**Your task:**
Pictures aside, quote the whole listing exactly.
**** Available data ****
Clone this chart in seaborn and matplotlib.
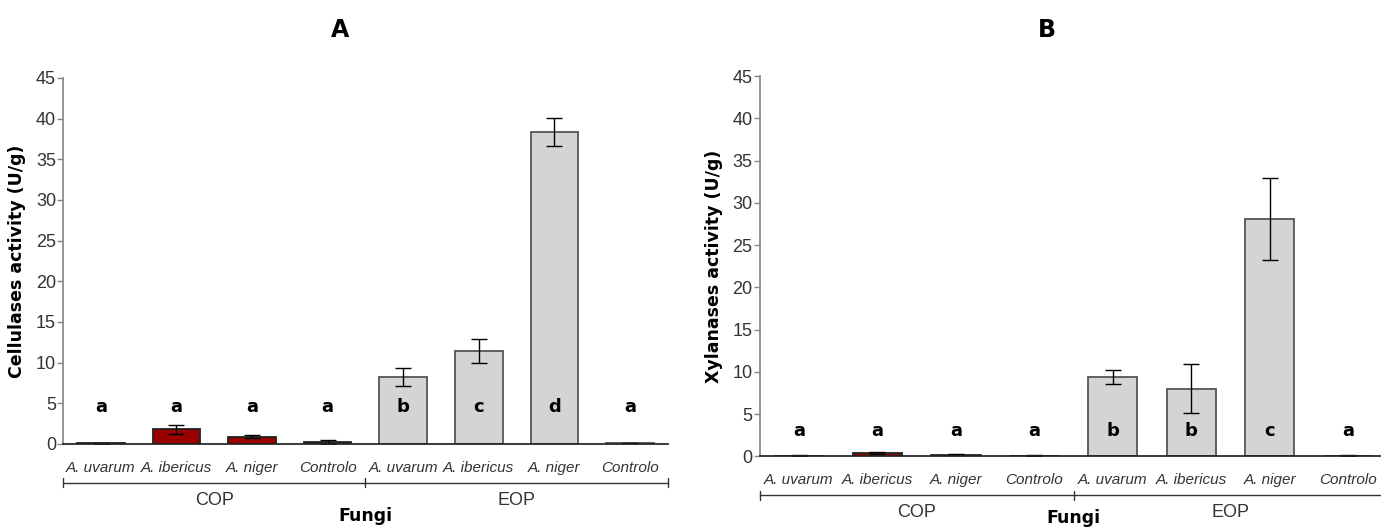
import matplotlib
matplotlib.use("Agg")
import matplotlib.pyplot as plt
import matplotlib.transforms as mtransforms
import seaborn as sns
import pandas as pd

sns.set_theme(style="white")
plt.rcParams['font.family'] = ['Liberation Sans Narrow', 'Liberation Sans', 'DejaVu Sans']

# data
fungi = ["A. uvarum", "A. ibericus", "A. niger", "Controlo"] * 2
groups = ["COP"] * 4 + ["EOP"] * 4

cel_mean = [0.1, 1.8, 0.9, 0.25, 8.2, 11.4, 38.4, 0.1]
cel_err = [0.05, 0.55, 0.2, 0.2, 1.1, 1.5, 1.7, 0.02]
cel_letters = ["a", "a", "a", "a", "b", "c", "d", "a"]

xyl_mean = [0.1, 0.45, 0.2, 0.1, 9.4, 8.0, 28.1, 0.1]
xyl_err = [0.03, 0.12, 0.08, 0.03, 0.8, 2.9, 4.9, 0.05]
xyl_letters = ["a", "a", "a", "a", "b", "b", "c", "a"]

palette = {"COP": "#9b0000", "EOP": "#d4d4d4"}
edges = {"COP": "#222222", "EOP": "#555555"}
axis_col = "#888888"
text_col = "#333333"


def panel(ax, means, errs, letters, ylabel, letter_y, br_y, grp_y, fungi_y):
    df = pd.DataFrame({"pos": range(8), "val": means, "grp": groups})
    sns.barplot(data=df, x="pos", y="val", hue="grp", palette=palette,
                dodge=False, width=0.63, ax=ax, legend=False, errorbar=None,
                saturation=1)
    for bar, g in zip(ax.patches, groups):
        bar.set_edgecolor(edges[g])
        bar.set_linewidth(1.3)
    ax.errorbar(df["pos"], means, yerr=errs, fmt="none", ecolor="black",
                elinewidth=1, capsize=6, capthick=1)
    for i, l in enumerate(letters):
        ax.text(i, letter_y, l, ha="center", va="center", fontsize=13,
                fontweight="bold", color="black", family="DejaVu Sans")

    ax.set_xlim(-0.5, 7.5)
    ax.set_ylim(0, 45)
    ax.set_yticks(range(0, 46, 5))
    ax.set_xticks(range(8))
    ax.set_xticklabels(fungi, style="italic", fontsize=11, color=text_col)
    ax.tick_params(axis="x", length=0, pad=12)
    ax.tick_params(axis="y", length=4, width=1, color=axis_col, labelsize=13,
                   labelcolor=text_col, pad=1, left=True, direction="out")
    ax.set_xlabel("")
    ax.set_ylabel(ylabel, fontsize=12.5, fontweight="bold", family="DejaVu Sans",
                  labelpad=7, color="black")
    sns.despine(ax=ax)
    ax.spines["left"].set_color(axis_col)
    ax.spines["bottom"].set_color("#222222")

    trans = mtransforms.blended_transform_factory(ax.transData, ax.transAxes)
    ax.plot([-0.5, 7.5], [br_y, br_y], color="#333333", lw=1, transform=trans,
            clip_on=False)
    for xb in [-0.5, 3.5, 7.5]:
        ax.plot([xb, xb], [br_y - 0.012, br_y + 0.012], color="#333333", lw=1,
                transform=trans, clip_on=False)
    ax.text(1.5, grp_y, "COP", ha="center", va="center", fontsize=13,
            color=text_col, transform=trans)
    ax.text(5.5, grp_y, "EOP", ha="center", va="center", fontsize=13,
            color=text_col, transform=trans)
    ax.text(3.5, fungi_y, "Fungi", ha="center", va="center", fontsize=12.5,
            fontweight="bold", family="DejaVu Sans", color="black",
            transform=trans)


fig = plt.figure(figsize=(13.81, 5.27), dpi=100)
ax1 = fig.add_axes([0.0456, 0.1575, 0.438, 0.6945])
ax2 = fig.add_axes([0.550, 0.134, 0.4547, 0.7216])

panel(ax1, cel_mean, cel_err, cel_letters, "Cellulases activity (U/g)",
      4.6, -0.106, -0.155, -0.196)
panel(ax2, xyl_mean, xyl_err, xyl_letters, "Xylanases activity (U/g)",
      3.0, -0.102, -0.148, -0.162)

fig.text(0.246, 0.943, "A", ha="center", va="center", fontsize=17,
         fontweight="bold", family="DejaVu Sans", color="black")
fig.text(0.758, 0.943, "B", ha="center", va="center", fontsize=17,
         fontweight="bold", family="DejaVu Sans", color="black")

fig.savefig("out.png", dpi=100)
****
**Answer to the task:**
Clone this chart in seaborn and matplotlib.
import matplotlib
matplotlib.use("Agg")
import matplotlib.pyplot as plt
import matplotlib.transforms as mtransforms
import seaborn as sns
import pandas as pd

sns.set_theme(style="white")
plt.rcParams['font.family'] = ['Liberation Sans Narrow', 'Liberation Sans', 'DejaVu Sans']

# data
fungi = ["A. uvarum", "A. ibericus", "A. niger", "Controlo"] * 2
groups = ["COP"] * 4 + ["EOP"] * 4

cel_mean = [0.1, 1.8, 0.9, 0.25, 8.2, 11.4, 38.4, 0.1]
cel_err = [0.05, 0.55, 0.2, 0.2, 1.1, 1.5, 1.7, 0.02]
cel_letters = ["a", "a", "a", "a", "b", "c", "d", "a"]

xyl_mean = [0.1, 0.45, 0.2, 0.1, 9.4, 8.0, 28.1, 0.1]
xyl_err = [0.03, 0.12, 0.08, 0.03, 0.8, 2.9, 4.9, 0.05]
xyl_letters = ["a", "a", "a", "a", "b", "b", "c", "a"]

palette = {"COP": "#9b0000", "EOP": "#d4d4d4"}
edges = {"COP": "#222222", "EOP": "#555555"}
axis_col = "#888888"
text_col = "#333333"


def panel(ax, means, errs, letters, ylabel, letter_y, br_y, grp_y, fungi_y):
    df = pd.DataFrame({"pos": range(8), "val": means, "grp": groups})
    sns.barplot(data=df, x="pos", y="val", hue="grp", palette=palette,
                dodge=False, width=0.63, ax=ax, legend=False, errorbar=None,
                saturation=1)
    for bar, g in zip(ax.patches, groups):
        bar.set_edgecolor(edges[g])
        bar.set_linewidth(1.3)
    ax.errorbar(df["pos"], means, yerr=errs, fmt="none", ecolor="black",
                elinewidth=1, capsize=6, capthick=1)
    for i, l in enumerate(letters):
        ax.text(i, letter_y, l, ha="center", va="center", fontsize=13,
                fontweight="bold", color="black", family="DejaVu Sans")

    ax.set_xlim(-0.5, 7.5)
    ax.set_ylim(0, 45)
    ax.set_yticks(range(0, 46, 5))
    ax.set_xticks(range(8))
    ax.set_xticklabels(fungi, style="italic", fontsize=11, color=text_col)
    ax.tick_params(axis="x", length=0, pad=12)
    ax.tick_params(axis="y", length=4, width=1, color=axis_col, labelsize=13,
                   labelcolor=text_col, pad=1, left=True, direction="out")
    ax.set_xlabel("")
    ax.set_ylabel(ylabel, fontsize=12.5, fontweight="bold", family="DejaVu Sans",
                  labelpad=7, color="black")
    sns.despine(ax=ax)
    ax.spines["left"].set_color(axis_col)
    ax.spines["bottom"].set_color("#222222")

    trans = mtransforms.blended_transform_factory(ax.transData, ax.transAxes)
    ax.plot([-0.5, 7.5], [br_y, br_y], color="#333333", lw=1, transform=trans,
            clip_on=False)
    for xb in [-0.5, 3.5, 7.5]:
        ax.plot([xb, xb], [br_y - 0.012, br_y + 0.012], color="#333333", lw=1,
                transform=trans, clip_on=False)
    ax.text(1.5, grp_y, "COP", ha="center", va="center", fontsize=13,
            color=text_col, transform=trans)
    ax.text(5.5, grp_y, "EOP", ha="center", va="center", fontsize=13,
            color=text_col, transform=trans)
    ax.text(3.5, fungi_y, "Fungi", ha="center", va="center", fontsize=12.5,
            fontweight="bold", family="DejaVu Sans", color="black",
            transform=trans)


fig = plt.figure(figsize=(13.81, 5.27), dpi=100)
ax1 = fig.add_axes([0.0456, 0.1575, 0.438, 0.6945])
ax2 = fig.add_axes([0.550, 0.134, 0.4547, 0.7216])

panel(ax1, cel_mean, cel_err, cel_letters, "Cellulases activity (U/g)",
      4.6, -0.106, -0.155, -0.196)
panel(ax2, xyl_mean, xyl_err, xyl_letters, "Xylanases activity (U/g)",
      3.0, -0.102, -0.148, -0.162)

fig.text(0.246, 0.943, "A", ha="center", va="center", fontsize=17,
         fontweight="bold", family="DejaVu Sans", color="black")
fig.text(0.758, 0.943, "B", ha="center", va="center", fontsize=17,
         fontweight="bold", family="DejaVu Sans", color="black")

fig.savefig("out.png", dpi=100)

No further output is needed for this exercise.